Unter der Flagge der »Tarifeinheit« will große Koalition Grundrechte von Minderheitsgewerkschaften einschränken. Arbeitsrechtler kritisieren den Plan als verfassungswidrig
Von Jörn Boewe, junge Welt, 21. Jan. 2014
Lokführerstreiks bei der Deutschen Bahn (DB) scheinen zunächst vom Tisch. Vergangenen Donnerstag erklärte die Gewerkschaft Deutscher Lokomotivführer (GDL), daß sie ein am Mittwoch vorgelegtes Angebot der DB prüfen und bis Ende Januar auf Arbeitsniederlegungen verzichten will. GDL und Bahn verhandeln seit zwei Jahren über die Forderung nach einer finanziellen Absicherung für Lokführer, die bei Ausübung ihres Berufes ihre Lizenz verlieren.

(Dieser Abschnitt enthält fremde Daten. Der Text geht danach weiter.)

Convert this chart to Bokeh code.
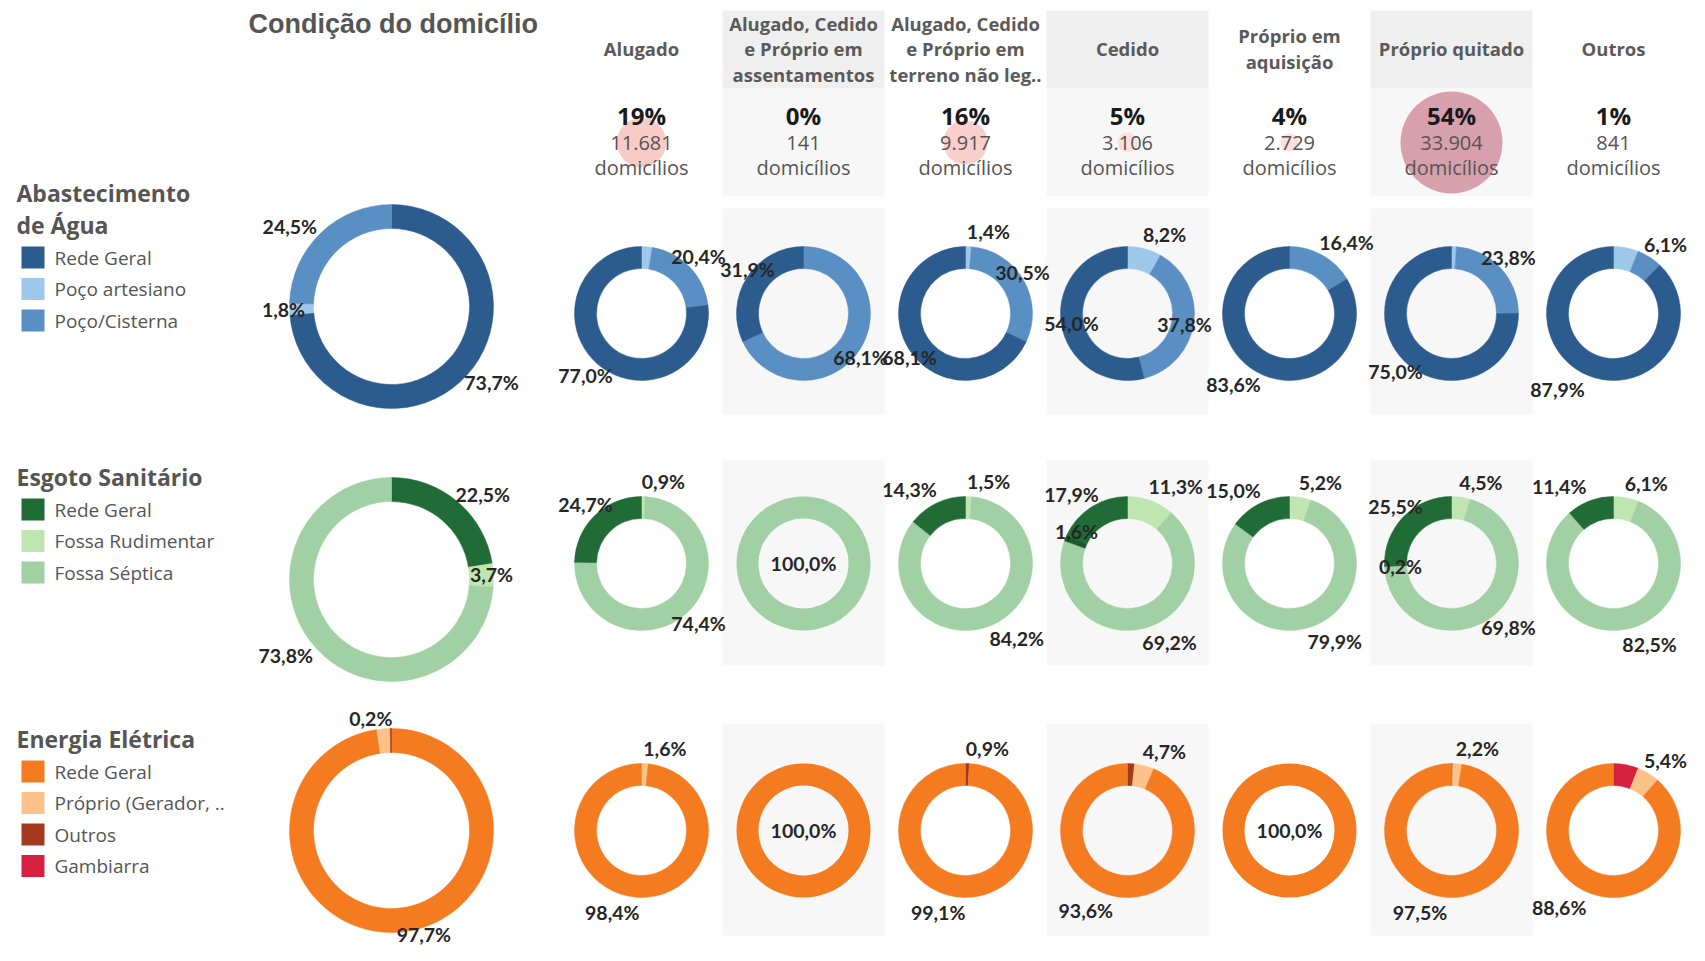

Die Berichterstattung der letzten Wochen gab einen Vorgeschmack auf die Medienkampagne, die kommen wird, wenn die GDL-Mitglieder doch noch in den Ausstand treten sollten. »Mit skurrilen Forderungen zieht eine Gewerkschaft in den Streik«, schrieb die FAZ (12. Januar), die Lokführer würden eine »Rundumabsicherung gegen jede Unbill des Lebens« fordern, hieß es bei Spiegel online (16. Januar). Tatsächlich fordert die kleine Fahrdienstgewerkschaft »eine Absicherung bei unverschuldetem Verlust der Fahrdiensttauglichkeit beziehungsweise Lizenzverlust, beispielsweise nach Suiziden«.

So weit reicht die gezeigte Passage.